Monica Trauzzi: With states and utilities moving to diversify their energy portfolios and bringing more renewables online, what are your concerns then for keeping wind power No. 1 if you have all of these elements sort of coming together at the same time, moving more in that direction.
Tom Kiernan: I think it's exciting to see that growth. Wind energy is -- we want it as part of the portfolio for utilities throughout the country and for consumers. When you look back at the polar vortex last winter, we saved consumers $1 billion over those two days because gas prices were through the roof. Wind was steady and predictable during that period. So wind is a great hedge for consumers against other fuel costs that can increase at different times. So it should be a part of the portfolio and should be an increasing part of our energy portfolio.
Monica Trauzzi: You talked about working with members of Congress. What's your lobbying strategy with this new Republican-controlled Congress?

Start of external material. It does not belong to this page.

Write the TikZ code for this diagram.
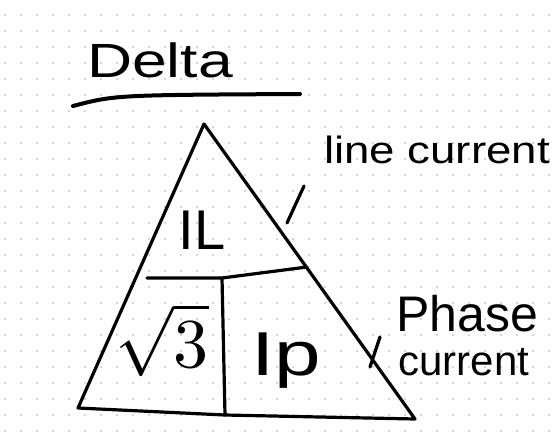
\documentclass[tikz,border=0pt]{standalone}
\usepackage{amsmath}
\usepackage{fontspec}
\setmainfont{Liberation Sans}
\newcommand{\Hand}[1]{\fontsize{#1}{#1}\selectfont}

\begin{document}
\begin{tikzpicture}[x=1pt,y=-1pt,line cap=round,line join=round,
  pen/.style={line width=3.2pt},
  note/.style={anchor=base, inner sep=0pt}]

\useasboundingbox[fill=white] (0,0) rectangle (560,432);
% dotted paper
\foreach \i in {0,...,34} {
  \foreach \j in {0,...,26} {
    \fill[black!22] (5+16*\i,15+16*\j) circle (1.1);
  }
}

% title
\draw(160,77) node[note, xscale=1.3] (title) {\Hand{48}Delta};
\coordinate (ulA) at (73,106);
\coordinate (ulB) at (300,94);
\draw[line width=4pt] (ulA) .. controls (115,95) .. (ulB);

% triangle
\coordinate (top) at (204,124);
\coordinate (BL) at (78,408);
\coordinate (BR) at (415,419);
\coordinate (ML) at (147,278);
\coordinate (MR) at (307,267);
\coordinate (MT) at (222,278);
\coordinate (MB) at (225,415);
\draw[pen] (BL) -- (top) -- (BR) -- (MB) -- cycle;
\draw[pen] (ML) -- (MT) -- (MR);
\draw[pen] (MT) -- (MB);

\draw(202,249) node[note] (IL) {\Hand{56}IL};
\draw(162,340) node[scale=7] (root) {$\sqrt{3}$};
\draw(286,375) node[note, xscale=1.35] (Ip) {\Hand{62}Ip};

% side notes
\draw(437,163) node[note, xscale=1.2] (line) {\Hand{38}line current};
\draw(467,331) node[note] (phase) {\Hand{50}Phase};
\draw(464,375) node[note] (cur) {\Hand{42}current};
\coordinate (tickA) at (304,186);
\coordinate (tickB) at (287,223);
\coordinate (tickC) at (380,337);
\coordinate (tickD) at (370,367);
\draw[pen] (tickA) -- (tickB);
\draw[pen] (tickC) -- (tickD);

\end{tikzpicture}
\end{document}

Tom Kiernan: The economics of wind are strong and getting better if we have a predictable PTC going forward. So we'll be sharing that message and, frankly, look forward to working with both sides of the aisle. Obviously we're getting to a tax reform discussion. So that's a good context for us to figure out this long-term approach to the PTC extension that works for the industry and can continue the jobs and keep the manufacturing opening in the U.S.
Monica Trauzzi: All right, we'll end it right there. Thank you for coming on the show. Nice to see you again.
Tom Kiernan: Thank you very much, Monica.
Monica Trauzzi: And thanks for watching. We'll see you back here tomorrow.